Four-stroke engines are more efficient, but two-stroke engines are inexpensive and pack more power. They also run in any position—even sideways or upside down—a feature made possible by the way they are lubricated.
Four-stroke engines must operate in a generally upright position because their lubricating system would spill oil, if the engine were turned upside down
Two-stroke engines lack a separate lubrication system; their oil is mixed in with the gasoline used for fuel. Some of it lubricates the engine, and some of it burns up, but a significant amount escapes through the exhaust.
All gasoline engines expel some unburned fuel in their exhaust, but two-stroke engines release a higher percentage. Still, improvements in recent years have reduced emissions, according to George Klein, an outdoor power equipment instructor at Walla Walla Community College in Washington state.
New ignition systems help two-stroke engines crank more easily, idle at slower speeds and accelerate more quickly, contributing to reductions in exhaust, Mr. Klein said. Synthetic oils burn better and allow the engines to operate with less oil in the fuel mixture. And new styles of engines use buffers of air to reduce fuel losses. Today two-stroke engines are up to 85% cleaner than before the emissions were regulated.

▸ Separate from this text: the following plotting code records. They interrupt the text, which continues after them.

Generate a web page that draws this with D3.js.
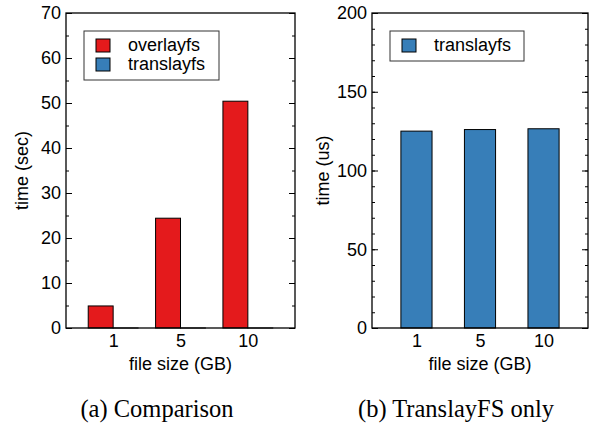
<!DOCTYPE html>
<html>
<head>
<meta charset="utf-8">
<script src="https://cdn.jsdelivr.net/npm/d3@7"></script>
<style>
  body { margin: 0; background: #fff; }
  svg text { font-family: "Liberation Sans", Arial, sans-serif; }
</style>
</head>
<body>
<svg id="chart" width="589" height="430"></svg>
<script>
// data
const fileSizes = ["1", "5", "10"];
const overlayfsSec = [4.9, 24.4, 50.4];
const translayfsSec = [0.000125, 0.000126, 0.000127];
const translayfsUs = [125, 126, 126.5];

const seriesNames = ["overlayfs", "translayfs"];
const seriesColors = ["#e41a1c", "#377eb8"];

const svg = d3.select("#chart");

function drawPanel(opt) {
  const g = svg.append("g").attr("transform", "translate(" + opt.left + "," + opt.top + ")");
  const w = opt.width, h = opt.height;

  const x = d3.scaleLinear().domain([-0.7, fileSizes.length - 0.3]).range([0, w]);
  const y = d3.scaleLinear().domain([0, opt.ymax]).range([h, 0]);

  // minor ticks, left and right (inward)
  const minor = d3.range(0, opt.ymax + 0.001, opt.minorStep);
  g.append("g").call(d3.axisLeft(y).tickValues(minor).tickSize(-3).tickFormat(""))
    .call(a => a.select(".domain").remove());
  g.append("g").attr("transform", "translate(" + w + ",0)")
    .call(d3.axisRight(y).tickValues(minor).tickSize(-3).tickFormat(""))
    .call(a => a.select(".domain").remove());

  // major ticks
  g.append("g").call(d3.axisLeft(y).ticks(opt.ymax / opt.majorStep).tickSize(-6).tickPadding(5))
    .call(a => a.select(".domain").remove())
    .call(a => a.selectAll("text").attr("font-size", 18).attr("fill", "#000")
      .attr("font-family", "Liberation Sans, Arial, sans-serif"));
  g.append("g").attr("transform", "translate(" + w + ",0)")
    .call(d3.axisRight(y).ticks(opt.ymax / opt.majorStep).tickSize(-6).tickFormat(""))
    .call(a => a.select(".domain").remove());

  // bars
  const nSeries = opt.series.length;
  opt.series.forEach((s, si) => {
    g.selectAll(".bar" + si)
      .data(s.values)
      .enter().append("rect")
      .attr("x", (d, i) => x(i - nSeries * opt.barW / 2 + si * opt.barW))
      .attr("width", x(opt.barW) - x(0))
      .attr("y", d => y(d))
      .attr("height", d => h - y(d))
      .attr("fill", s.color)
      .attr("stroke", "#000")
      .attr("stroke-width", 1);
  });

  // x labels
  g.append("g").attr("transform", "translate(0," + h + ")")
    .call(d3.axisBottom(x).tickValues(d3.range(fileSizes.length)).tickFormat(i => fileSizes[i])
      .tickSize(0).tickPadding(6))
    .call(a => a.select(".domain").remove())
    .call(a => a.selectAll("text").attr("font-size", 18).attr("fill", "#000")
      .attr("font-family", "Liberation Sans, Arial, sans-serif"));

  // frame
  g.append("rect").attr("width", w).attr("height", h)
    .attr("fill", "none").attr("stroke", "#000").attr("stroke-width", 1.3);

  // legend
  const lg = g.append("g").attr("transform", "translate(18,18)");
  lg.append("rect").attr("width", opt.legendW).attr("height", 12 + 19 * opt.legend.length - 1)
    .attr("fill", "#fff").attr("stroke", "#333").attr("stroke-width", 1);
  opt.legend.forEach((s, i) => {
    lg.append("rect").attr("x", 12).attr("y", 8 + i * 19).attr("width", 14).attr("height", 13)
      .attr("fill", s.color).attr("stroke", "#000").attr("stroke-width", 1);
    lg.append("text").attr("x", 44).attr("y", 20 + i * 19).attr("font-size", 18)
      .text(s.name);
  });

  // axis titles
  g.append("text").attr("x", w / 2).attr("y", h + 42).attr("text-anchor", "middle")
    .attr("font-size", 18).text("file size (GB)");
  g.append("text").attr("transform", "translate(" + opt.ylabelX + "," + (h / 2) + ") rotate(-90)")
    .attr("text-anchor", "middle").attr("font-size", 18).text(opt.ylabel);

  // caption
  svg.append("text").attr("x", opt.left + opt.captionDx).attr("y", 417)
    .attr("text-anchor", "middle").attr("font-size", 24.5)
    .style("font-family", "'Liberation Serif', 'Times New Roman', serif")
    .text(opt.caption);
}

drawPanel({
  left: 66, top: 13, width: 229, height: 315,
  ymax: 70, majorStep: 10, minorStep: 5,
  barW: 0.37,
  series: [
    { values: overlayfsSec, color: seriesColors[0] },
    { values: translayfsSec, color: seriesColors[1] }
  ],
  legend: [
    { name: seriesNames[0], color: seriesColors[0] },
    { name: seriesNames[1], color: seriesColors[1] }
  ],
  legendW: 135,
  ylabel: "time (sec)", ylabelX: -38,
  caption: "(a) Comparison", captionDx: 91
});

drawPanel({
  left: 372, top: 13, width: 216, height: 315,
  ymax: 200, majorStep: 50, minorStep: 10,
  barW: 0.49,
  series: [
    { values: translayfsUs, color: seriesColors[1] }
  ],
  legend: [
    { name: seriesNames[1], color: seriesColors[1] }
  ],
  legendW: 134,
  ylabel: "time (us)", ylabelX: -43,
  caption: "(b) TranslayFS only", captionDx: 84
});
</script>
</body>
</html>
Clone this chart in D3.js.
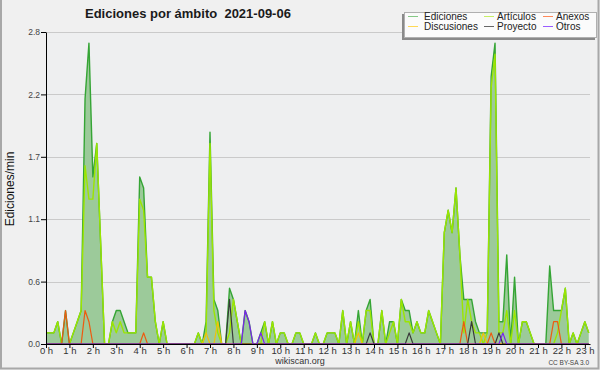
<!DOCTYPE html>
<html><head><meta charset="utf-8">
<script src="https://cdn.jsdelivr.net/npm/d3@7"></script>
<style>body{margin:0;background:#f0f0f0;} svg{display:block;font-family:"Liberation Sans",Arial,sans-serif;}</style>
</head><body><svg id="c" width="600" height="370"></svg>
<script>
// ---- data (10-minute bins, editions per minute) ----
const hourTicks = d3.range(0, 24);
const hourLabels = hourTicks.map(h => h + " h");
const yTicks = [0, 0.56, 1.12, 1.68, 2.24, 2.8];
const seriesNames = ["Ediciones", "Artículos", "Anexos", "Discusiones", "Proyecto", "Otros"];

const ediciones = [
  0.1,0.1,0.1,0.2,0,0.3,0,0.1,0.2,0.3,
  2.2,2.7,1.5,1.8,0.9,0,0,0.2,0.3,0.3,
  0.2,0.1,0.1,0.1,1.5,1.4,0.6,0.6,0.2,0,
  0.2,0,0,0,0,0,0,0,0,0.1,
  0,0.2,1.9,0.4,0.3,0,0,0.5,0.4,0.2,
  0,0.3,0.2,0,0,0.1,0.2,0,0.2,0,
  0.1,0.1,0,0,0.1,0.1,0,0,0,0.1,
  0,0,0.1,0.1,0.1,0,0.3,0,0.2,0,
  0.3,0,0.3,0.4,0,0,0.3,0,0.2,0.2,
  0,0.4,0.3,0.3,0.1,0.2,0.1,0.1,0.3,0.2,
  0.1,0,1.0,1.2,1.0,1.4,0.8,0.4,0.4,0.4,
  0.2,0.1,0.1,0.1,2.4,2.7,0.2,0.2,0.8,0,
  0.6,0,0.2,0.2,0.1,0,0,0,0,0.7,
  0.3,0.3,0.3,0.5,0,0.1,0,0.1,0.2,0.1
];
const articulos = [
  0.1,0.1,0.1,0.2,0,0,0,0.1,0.2,0.3,
  1.6,1.3,1.3,1.8,0.9,0,0,0.2,0.1,0.2,
  0.1,0.1,0.1,0.1,1.3,1.2,0.6,0.6,0.2,0,
  0.2,0,0,0,0,0,0,0,0,0.1,
  0,0.1,1.8,0.3,0.1,0,0,0.1,0.4,0.2,
  0,0,0,0,0,0,0.2,0,0.2,0,
  0.1,0.1,0,0,0.1,0.1,0,0,0,0.1,
  0,0,0.1,0.1,0.1,0,0.3,0,0.2,0,
  0.2,0,0.3,0.3,0,0,0.3,0,0.1,0.2,
  0,0.4,0.2,0.2,0.1,0.2,0.1,0.1,0.3,0.2,
  0.1,0,1.0,1.2,1.0,1.4,0.8,0.1,0.4,0.2,
  0.1,0.1,0,0.1,2.3,2.6,0.1,0.1,0.3,0,
  0.3,0,0.2,0.2,0.1,0,0,0,0,0,
  0,0.1,0.3,0.5,0,0.1,0,0.1,0.2,0.1
];
const anexos = [
  0,0,0,0,0,0.3,0,0,0,0,
  0.3,0.2,0,0,0,0,0,0,0,0,
  0,0,0,0,0,0.1,0,0,0,0,
  0,0,0,0,0,0,0,0,0,0,
  0,0,0,0,0,0,0,0,0,0,
  0,0,0,0,0,0,0,0,0,0,
  0,0,0,0,0,0,0,0,0,0,
  0,0,0,0,0,0,0,0,0,0,
  0,0,0,0,0,0,0,0,0,0,
  0,0,0,0,0,0,0,0,0,0,
  0,0,0,0,0,0,0,0.2,0,0,
  0,0,0,0,0.1,0,0,0,0,0,
  0,0,0,0,0,0,0,0,0,0,
  0.2,0.2,0,0,0,0,0,0,0,0
];
const discusiones = [
  0,0,0,0,0,0,0,0,0,0,
  0,0,0,0,0,0,0,0,0,0,
  0,0,0,0,0,0,0,0,0,0,
  0,0,0,0,0,0,0,0,0,0,
  0,0.1,0,0,0.2,0,0,0,0,0,
  0,0,0,0,0,0,0,0,0,0,
  0,0,0,0,0,0,0,0,0,0,
  0,0,0,0,0,0,0,0,0,0,
  0.1,0,0,0,0,0,0,0,0,0,
  0,0,0,0,0,0,0,0,0,0,
  0,0,0,0,0,0,0,0,0,0,
  0,0,0.1,0,0,0,0,0,0,0,
  0,0,0,0,0,0,0,0,0,0,
  0,0,0,0,0,0,0,0,0,0
];
const proyecto = [
  0,0,0,0,0,0,0,0,0,0,
  0,0,0,0,0,0,0,0,0,0,
  0,0,0,0,0,0,0,0,0,0,
  0,0,0,0,0,0,0,0,0,0,
  0,0,0,0,0,0,0,0.4,0,0,
  0,0,0,0,0,0,0,0,0,0,
  0,0,0,0,0,0,0,0,0,0,
  0,0,0,0,0,0,0,0,0,0,
  0,0,0,0.1,0,0,0,0,0,0,
  0,0,0,0.1,0,0,0,0,0,0,
  0,0,0,0,0,0,0,0,0,0.2,
  0,0,0,0,0,0,0.1,0,0,0,
  0,0,0,0,0,0,0,0,0,0,
  0,0,0,0,0,0,0,0,0,0
];
const otros = [
  0,0,0,0,0,0,0,0,0,0,
  0,0,0,0,0,0,0,0,0,0,
  0,0,0,0,0,0,0,0,0,0,
  0,0,0,0,0,0,0,0,0,0,
  0,0,0,0,0,0,0,0,0,0,
  0,0.3,0.2,0,0,0.1,0,0,0,0,
  0,0,0,0,0,0,0,0,0,0,
  0,0,0,0,0,0,0,0,0,0,
  0,0,0,0,0,0,0,0,0,0,
  0,0,0,0,0,0,0,0,0,0,
  0,0,0,0,0,0,0,0,0,0,
  0,0,0,0,0,0,0,0.1,0,0,
  0,0,0,0,0,0,0,0,0,0,
  0,0,0,0,0,0,0,0,0,0
];

// ---- drawing ----
const svg = d3.select("#c");
const L = 46, R = 590, T = 32, B = 344;
const x = d3.scaleLinear().domain([0, 23.22]).range([L, R]);
const y = d3.scaleLinear().domain([0, 2.8]).range([B, T]);
const bx = (d, i) => x(i / 6);

svg.append("rect").attr("width", 600).attr("height", 370).attr("fill", "#f0f0f0");
svg.append("rect").attr("x", L).attr("y", T).attr("width", R - L).attr("height", B - T).attr("fill", "#eeeff0");
svg.append("path").attr("d", "M1,0V368.5H598.5V0").attr("fill", "none").attr("stroke", "#a8a8a8").attr("stroke-width", 2);

// grid
svg.append("g").selectAll("line").data(yTicks.slice(1)).join("line")
  .attr("x1", L).attr("x2", R).attr("y1", d => Math.round(y(d)) + 0.5).attr("y2", d => Math.round(y(d)) + 0.5)
  .attr("stroke", "#cacaca").attr("stroke-width", 1);

// area + lines
const area = d3.area().x(bx).y0(B).y1(d => y(d));
svg.append("path").datum(ediciones).attr("d", area).attr("fill", "#9cca9a");

const line = d3.line().x(bx).y(d => y(d));
const series = [
  {data: ediciones, color: "#35a535", w: 1.4},
  {data: articulos, color: "#9be600", w: 1.4},
  {data: discusiones, color: "#f0c20a", w: 1.2},
  {data: anexos, color: "#ee5a10", w: 1.2},
  {data: proyecto, color: "#3a3a3a", w: 1.2},
  {data: otros, color: "#7a22ee", w: 1.2}
];
series.forEach(s => {
  svg.append("path").datum(s.data).attr("d", line).attr("fill", "none")
    .attr("stroke", s.color).attr("stroke-width", s.w).attr("stroke-linejoin", "round");
});

// y axis
const gy = svg.append("g").attr("transform", `translate(${L},0)`);
gy.call(d3.axisLeft(y).tickValues(d3.range(0, 21).map(k => k * 0.14)).tickSize(3).tickSizeOuter(0).tickFormat(""));
gy.call(d3.axisLeft(y).tickValues(yTicks).tickSize(5).tickSizeOuter(0).tickFormat(d3.format(".1f")));
gy.selectAll("path.domain").attr("stroke", "#000");
gy.selectAll("line").attr("stroke", "#000");
gy.selectAll("text").attr("font-size", 8.5).attr("fill", "#444").attr("x", -6)
  .attr("font-family", "Liberation Sans, Arial, sans-serif");

// x axis
const gx = svg.append("g").attr("transform", `translate(0,${B})`);
gx.call(d3.axisBottom(x).tickValues(d3.range(0, 140).map(k => k / 6)).tickSize(4).tickSizeOuter(0).tickFormat(""));
gx.call(d3.axisBottom(x).tickValues(hourTicks).tickSize(4).tickSizeOuter(0).tickFormat((d, i) => hourLabels[i]));
gx.selectAll("path.domain").attr("stroke", "#000");
gx.selectAll("line").attr("stroke", "#000");
gx.selectAll("text").attr("font-size", 9.5).attr("fill", "#333").attr("y", 10).attr("dy", 0)
  .attr("font-family", "Liberation Sans, Arial, sans-serif");

// titles
svg.append("text").attr("x", 85).attr("y", 18).attr("font-size", 13).attr("font-weight", "bold")
  .attr("fill", "#1a1a1a").attr("xml:space", "preserve").style("white-space", "pre").text("Ediciones por ámbito  2021-09-06");
svg.append("text").attr("transform", "translate(14,189) rotate(-90)").attr("text-anchor", "middle")
  .attr("font-size", 12).attr("fill", "#111").text("Ediciones/min");
svg.append("text").attr("x", 300).attr("y", 364).attr("text-anchor", "middle").attr("font-size", 9)
  .attr("fill", "#333").text("wikiscan.org");
svg.append("text").attr("x", 589).attr("y", 365).attr("text-anchor", "end").attr("font-size", 6.5)
  .attr("fill", "#444").text("CC BY-SA 3.0");

// legend
const lg = svg.append("g");
lg.append("rect").attr("x", 402).attr("y", 14).attr("width", 193).attr("height", 26).attr("fill", "#8a8a8a");
lg.append("rect").attr("x", 404.5).attr("y", 12.5).attr("width", 192).attr("height", 25).attr("fill", "#fbfbfb").attr("stroke", "#b0b0b0");
const legendColors = ["#86c986", "#c8ee66", "#ff8a5a", "#ffd955", "#666666", "#9a5cff"];
const legendPos = [[408, 424, 20], [484, 497, 20], [543, 556, 20], [408, 424, 30], [484, 497, 30], [543, 556, 30]];
seriesNames.forEach((n, i) => {
  const [lx, tx, ty] = legendPos[i];
  lg.append("line").attr("x1", lx).attr("x2", lx + 10).attr("y1", ty - 3.5).attr("y2", ty - 3.5)
    .attr("stroke", legendColors[i]).attr("stroke-width", 1);
  lg.append("text").attr("x", tx).attr("y", ty).attr("font-size", 10).attr("fill", "#222").text(n);
});
</script></body></html>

Nonetheless, communities such as Palm Springs, Calif. and Maplewood, N.J., have banned gas-powered leaf blowers because of concerns over noise and pollution that is emitted in front yards, according to Jamie Banks, the executive director of Quiet Communities.
She and her organization have counted at least 107 communities with different levels of restrictions.
The National Association of Landscape Professionals opposes efforts to ban the machines, and in some cases, the industry is fighting back.
The New Jersey Landscape Contractors Association and nine individual landscape companies filed a civil suit in October claiming Maplewood’s ban discriminates against the businesses because residents and some other groups can still use the gasoline-powered leaf blowers.
Why should they turn over a new leaf, they argue, when others don’t have to.